In recent years, PWD enthusiasts have been able to come up with many versatile looks for their portuguese water dogs. Sometimes, it’s even hard to imagine that it is essentially the same dog. In the show ring, not a few observers have mistaken a Portie for a poodle!
When it comes to coat type, there are two acceptable kinds. The wavy coat is said to be more in keeping with tradition, but this does not make any less acceptable the second type, which is the curly coat. Curly coats are maintained to be shorter than the wavy type. But fussing over a PWD coat for show will lead nowhere since its coat importance is rated at 5%, while that of the poodle is 60%. True appreciation of the Portie begins by acknowledging it as of the working breed, and not for glamor.
More interaction with Portuguese water dogs will lead to the observation of coat variations, like very tight curls to nearly straight. Blow-dried hair that is straight looks artificial, so the coat needs to be presented in a natural wave.
Let’s have one interesting trivia before we turn to coat color. Imagine meeting a Portie with a curly head but a wavy front (sometimes it takes a few years for the definitive coat type to show). So, will it turn out completely wavy, or curly (never both)? The key to deciding which coat type the dog is, is to look at the lustre of the coat. Curly coats will not shine, while wavy coats do.
The only allowable PWD colours of the coat are: all-black, black and white, brown, brown and white, and all-white. The dogs with white markings are consistent with the “Irish Markings” concept, which is the same genetic pattern with which boxers, for example, are colored. Thus the Portie can also be capable of dramatic looks, despite having working (and not show) roots.
Variations from the preceding guidelines are found in the US, with ticking being seen in a small number of dogs. Even “parti-colours” make it to shows, too. While this scheme is a no-no in most parts of the world for the show ring, there is no way to stop dog owners from wanting a harlequin-like PWD the moment they see one.
The fading gene has been observed as prevalent among brown Portuguese water dogs. The puppies most of the time come out bearing a rich brown color, only to fade out to being an ordinary light brown, or mixed brown color as they approach their second year.

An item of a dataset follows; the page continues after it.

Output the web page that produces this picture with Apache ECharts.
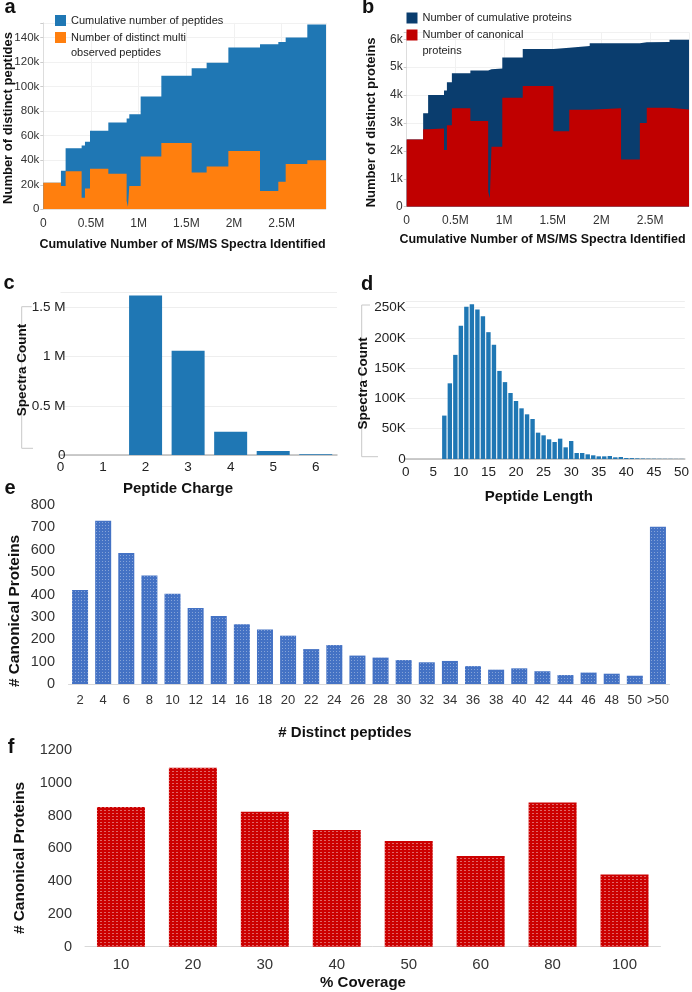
<!DOCTYPE html>
<html><head><meta charset="utf-8">
<script src="https://cdn.jsdelivr.net/npm/echarts@6/dist/echarts.min.js"></script>
<style>html,body{margin:0;padding:0;background:#fff}#c{width:692px;height:992px}</style>
</head><body><div id="c"></div>
<script>
// ---------- Panel a (x in millions of spectra, y in thousands) ----------
const aStepStartM = [0, 0.185, 0.234, 0.402, 0.437, 0.490, 0.682, 0.874, 0.888, 0.902, 1.021, 1.238, 1.556, 1.713, 1.941, 2.273, 2.465, 2.542, 2.769];
const aStepEndM = 2.965;
const aCumulativePeptidesK = [21.7, 31.5, 49.7, 52, 55, 64, 70.7, 74, 74, 77.5, 92, 109, 115, 119.6, 132, 134.5, 136.5, 140, 150.6];
const aMultiObservedK = [21.7, 19, 31, 9.5, 17, 33, 29, 6.8, 2, 19, 43, 54, 30, 35, 47.6, 15, 22.5, 37, 40];
// ---------- Panel b ----------
const bStepStartM = [0, 0.169, 0.220, 0.383, 0.413, 0.464, 0.654, 0.837, 0.854, 0.871, 0.982, 1.192, 1.507, 1.670, 1.880, 2.202, 2.395, 2.466, 2.700];
const bStepEndM = 2.9;
const bCumulativeProteinsK = [2.41, 3.35, 4.0, 4.16, 4.46, 4.78, 4.88, 4.92, 4.93, 4.95, 5.35, 5.65, 5.7, 5.76, 5.86, 5.86, 5.89, 5.9, 5.98];
const bCanonicalProteinsK = [2.41, 2.78, 2.8, 2.03, 2.92, 3.53, 3.07, 0.54, 0.3, 2.15, 3.9, 4.33, 2.7, 3.47, 3.53, 1.69, 3.0, 3.55, 3.48];
// ---------- Panel c ----------
const cCharges = [0, 1, 2, 3, 4, 5, 6];
const cSpectraM = [0, 0, 1.62, 1.06, 0.237, 0.04, 0.008];
// ---------- Panel d ----------
const dLengths = [7,8,9,10,11,12,13,14,15,16,17,18,19,20,21,22,23,24,25,26,27,28,29,30,31,32,33,34,35,36,37,38,39,40,41,42,43,44,45,46,47,48,49,50];
const dSpectraK = [71.7,125,172,220,251.6,255.5,247,236,209.5,188.7,145.5,127,109,95.8,83.7,73.8,66.1,43.5,39.1,32.5,28.1,33.6,19.3,29.7,9.9,9.9,7.7,6.1,4.4,4.4,5.0,2.8,3.3,1.7,1.5,1.1,0.8,0.6,0.5,0.4,0.3,0.3,0.2,0.2];
// ---------- Panel e ----------
const eDistinctPeptides = ['2','4','6','8','10','12','14','16','18','20','22','24','26','28','30','32','34','36','38','40','42','44','46','48','50','>50'];
const eCanonicalProteins = [420,730,585,485,403,340,304,267,244,216,156,174,127,118,107,97,103,80,64,70,57,40,51,46,37,703];
// ---------- Panel f ----------
const fCoverage = ['10','20','30','40','50','60','80','100'];
const fCanonicalProteins = [852,1092,823,712,645,553,880,441];

const FONT = 'Liberation Sans';
function steps(starts, end, vals) {
  const d = vals.map((v, i) => [starts[i], v]);
  d.push([end, vals[vals.length - 1]]);
  return d;
}
function onGrid(v, step) { return Math.abs(v / step - Math.round(v / step)) < 1e-6; }
const fmtM = v => !onGrid(v, 0.5) ? '' : (v === 0 ? '0' : (+v.toFixed(2)) + 'M');
const light = { lineStyle: { color: '#f1f1f1' } };

function txt(text, x, y, size, bold, rot) {
  return { type: 'text', x: x, y: y, rotation: rot || 0, z: 100,
    style: { text: text, font: (bold ? 'bold ' : '') + size + 'px "' + FONT + '"', fill: '#111',
      align: 'center', verticalAlign: 'middle', textAlign: 'center', textVerticalAlign: 'middle' } };
}
function leftTxt(text, x, y, size) {
  return { type: 'text', x: x, y: y, z: 100,
    style: { text: text, font: size + 'px "' + FONT + '"', fill: '#222',
      align: 'left', verticalAlign: 'middle', textAlign: 'left', textVerticalAlign: 'middle' } };
}
const R = Math.PI / 2;

const aNames = ['Cumulative number of peptides', 'Number of distinct multi observed peptides'];
const bNames = ['Number of cumulative proteins', 'Number of canonical proteins'];

const option = {
  animation: false,
  textStyle: { fontFamily: FONT },
  grid: [
    { left: 43.3, top: 22.9, width: 282.7, height: 186.4 },
    { left: 406.7, top: 32.3, width: 285.3, height: 174.4 },
    { left: 60.5, top: 292.6, width: 276.5, height: 162.4 },
    { left: 405.7, top: 301.6, width: 281, height: 157.4 },
    { left: 68.5, top: 505, width: 601, height: 179 },
    { left: 85, top: 750, width: 575.5, height: 196.7 }
  ],
  xAxis: [
    { gridIndex: 0, type: 'value', min: 0, max: aStepEndM, interval: 0.5, axisLine: { show: false }, axisTick: { show: false },
      splitLine: light, axisLabel: { formatter: fmtM, fontSize: 12, color: '#333', margin: 8 } },
    { gridIndex: 1, type: 'value', min: 0, max: bStepEndM, interval: 0.5, axisLine: { show: false }, axisTick: { show: false },
      splitLine: light, axisLabel: { formatter: fmtM, fontSize: 12, color: '#333', margin: 8 } },
    { gridIndex: 2, type: 'value', min: 0, max: 6.5, interval: 1, axisLine: { lineStyle: { color: '#bbb', width: 1.5 } }, axisTick: { show: false },
      splitLine: { show: false }, axisLabel: { formatter: v => onGrid(v, 1) ? String(v) : '', fontSize: 13.5, color: '#222', margin: 5 } },
    { gridIndex: 3, type: 'value', min: 0, max: 50.6, interval: 5, axisLine: { lineStyle: { color: '#bbb', width: 1.5 } }, axisTick: { show: false },
      splitLine: { show: false }, axisLabel: { formatter: v => onGrid(v, 5) ? String(v) : '', fontSize: 13.5, color: '#222', margin: 6 } },
    { gridIndex: 4, type: 'category', data: eDistinctPeptides, axisLine: { lineStyle: { color: '#d9d9d9' } }, axisTick: { show: false },
      axisLabel: { interval: 0, fontSize: 13, color: '#333', margin: 10 } },
    { gridIndex: 5, type: 'category', data: fCoverage, axisLine: { lineStyle: { color: '#d9d9d9' } }, axisTick: { show: false },
      axisLabel: { interval: 0, fontSize: 15, color: '#333', margin: 11 } }
  ],
  yAxis: [
    { gridIndex: 0, type: 'value', min: 0, max: 152, interval: 20, axisLine: { show: true, lineStyle: { color: '#ddd' } },
      axisTick: { show: true, length: 3, lineStyle: { color: '#ccc' } }, splitLine: light,
      axisLabel: { formatter: v => !onGrid(v, 20) ? '' : (v === 0 ? '0' : v + 'k'), fontSize: 11.5, color: '#333', margin: 4 } },
    { gridIndex: 1, type: 'value', min: 0, max: 6.25, interval: 1, axisLine: { show: true, lineStyle: { color: '#ddd' } },
      axisTick: { show: true, length: 3, lineStyle: { color: '#ccc' } }, splitLine: light,
      axisLabel: { formatter: v => !onGrid(v, 1) ? '' : (v === 0 ? '0' : v + 'k'), fontSize: 12, color: '#333', margin: 4 } },
    { gridIndex: 2, type: 'value', min: 0, max: 1.65, interval: 0.5, offset: -7, axisLine: { show: false }, axisTick: { show: false },
      splitLine: { lineStyle: { color: '#eee' } },
      axisLabel: { formatter: v => !onGrid(v, 0.5) ? '' : (v === 0 ? '0' : (+v.toFixed(2)) + ' M'), fontSize: 13.5, color: '#222', margin: 2 } },
    { gridIndex: 3, type: 'value', min: 0, max: 260, interval: 50, offset: -2, axisLine: { show: false }, axisTick: { show: false },
      splitLine: { lineStyle: { color: '#eee' } },
      axisLabel: { formatter: v => !onGrid(v, 50) ? '' : (v === 0 ? '0' : v + 'K'), fontSize: 13.5, color: '#222', margin: 2 } },
    { gridIndex: 4, type: 'value', min: 0, max: 800, interval: 100, axisLine: { show: false }, axisTick: { show: false },
      splitLine: { show: false }, axisLabel: { formatter: v => String(v), fontSize: 14.5, color: '#333', margin: 13.5 } },
    { gridIndex: 5, type: 'value', min: 0, max: 1200, interval: 200, axisLine: { show: false }, axisTick: { show: false },
      splitLine: { show: false }, axisLabel: { formatter: v => String(v), fontSize: 14.5, color: '#333', margin: 13 } }
  ],
  legend: [
    { left: 55, top: 15, padding: 0, orient: 'vertical', icon: 'rect', itemWidth: 11, itemHeight: 11, itemGap: 6,
      data: aNames, formatter: n => n === aNames[1] ? 'Number of distinct multi' : n,
      textStyle: { fontSize: 11, color: '#222' } },
    { left: 406.5, top: 12.5, padding: 0, orient: 'vertical', icon: 'rect', itemWidth: 11, itemHeight: 11, itemGap: 6,
      data: bNames, formatter: n => n === bNames[1] ? 'Number of canonical' : n,
      textStyle: { fontSize: 11, color: '#222' } }
  ],
  series: [
    { name: aNames[0], type: 'line', xAxisIndex: 0, yAxisIndex: 0, step: 'end', showSymbol: false, silent: true,
      data: steps(aStepStartM, aStepEndM, aCumulativePeptidesK), lineStyle: { width: 0 },
      itemStyle: { color: '#1f77b4' }, areaStyle: { color: '#1f77b4', opacity: 1 } },
    { name: aNames[1], type: 'line', xAxisIndex: 0, yAxisIndex: 0, step: 'end', showSymbol: false, silent: true,
      data: steps(aStepStartM, aStepEndM, aMultiObservedK), lineStyle: { width: 0 },
      itemStyle: { color: '#ff7f0e' }, areaStyle: { color: '#ff7f0e', opacity: 1 } },
    { name: bNames[0], type: 'line', xAxisIndex: 1, yAxisIndex: 1, step: 'end', showSymbol: false, silent: true,
      data: steps(bStepStartM, bStepEndM, bCumulativeProteinsK), lineStyle: { width: 0 },
      itemStyle: { color: '#0a3d6e' }, areaStyle: { color: '#0a3d6e', opacity: 1 } },
    { name: bNames[1], type: 'line', xAxisIndex: 1, yAxisIndex: 1, step: 'end', showSymbol: false, silent: true,
      data: steps(bStepStartM, bStepEndM, bCanonicalProteinsK), lineStyle: { width: 0 },
      itemStyle: { color: '#c00000' }, areaStyle: { color: '#c00000', opacity: 1 } },
    { name: 'Peptide Charge', type: 'bar', xAxisIndex: 2, yAxisIndex: 2, barWidth: 33,
      data: cCharges.map((c, i) => [c, cSpectraM[i]]), itemStyle: { color: '#1f77b4' } },
    { name: 'Peptide Length', type: 'bar', xAxisIndex: 3, yAxisIndex: 3, barWidth: 4.4,
      data: dLengths.map((l, i) => [l, dSpectraK[i]]), itemStyle: { color: '#1f77b4' } },
    { name: '# Distinct peptides', type: 'bar', xAxisIndex: 4, yAxisIndex: 4, barWidth: 16,
      data: eCanonicalProteins,
      itemStyle: { color: '#4472c4', decal: { symbol: 'rect', symbolSize: 1, color: 'rgba(255,255,255,0.35)', dashArrayX: [1, 2], dashArrayY: [1, 2] } } },
    { name: '% Coverage', type: 'bar', xAxisIndex: 5, yAxisIndex: 5, barWidth: 48,
      data: fCanonicalProteins,
      itemStyle: { color: '#cc0000', decal: { symbol: 'rect', symbolSize: 1, color: 'rgba(255,255,255,0.4)', dashArrayX: [2, 2], dashArrayY: [1, 2] } } }
  ],
  graphic: [
    { type: 'polyline', z: 1, shape: { points: [[31.7, 306.7], [21.7, 306.7], [21.7, 448.3], [33, 448.3]] }, style: { stroke: '#c8c8c8', fill: null, lineWidth: 1 } },
    { type: 'polyline', z: 1, shape: { points: [[370, 305], [361.7, 305], [361.7, 456.7], [378, 456.7]] }, style: { stroke: '#c8c8c8', fill: null, lineWidth: 1 } },
    leftTxt('observed peptides', 71, 53, 11),
    leftTxt('proteins', 422.5, 51, 11),
    txt('a', 10, 7, 20, true), txt('b', 368, 7, 20, true), txt('c', 9, 283, 20, true),
    txt('d', 367, 284, 20, true), txt('e', 10, 488, 20, true), txt('f', 11, 747, 20, true),
    txt('Number of distinct peptides', 8, 118, 13, true, R),
    txt('Cumulative Number of MS/MS Spectra Identified', 182.5, 245, 12.5, true),
    txt('Number of distinct proteins', 371.7, 122.5, 13, true, R),
    txt('Cumulative Number of MS/MS Spectra Identified', 542.5, 239.3, 12.5, true),
    txt('Spectra Count', 22.7, 370, 13.5, true, R),
    txt('Spectra Count', 363.3, 383.3, 13.5, true, R),
    txt('Peptide Charge', 178, 489, 15, true),
    txt('Peptide Length', 538.8, 496.7, 15, true),
    txt('# Canonical Proteins', 15, 611, 15.4, true, R),
    txt('# Distinct peptides', 345, 733, 15, true),
    txt('# Canonical Proteins', 20, 858, 15.4, true, R),
    txt('% Coverage', 363, 983, 15, true)
  ]
};
const chart = echarts.init(document.getElementById('c'), null, { renderer: 'canvas' });
chart.setOption(option);
</script>
</body></html>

One downside to browns with this tendency is that when they are bred to blacks, the fading gene surfaces among the black offspring. Some breeders try to maximize the opportunity by claiming a “silver” color, when the fact is that the dog is a faded black. Brown dogs also tend to carry a lighter eye, which can then replicate itself when bred to black dogs providing puppies with a yellowish eye tinge.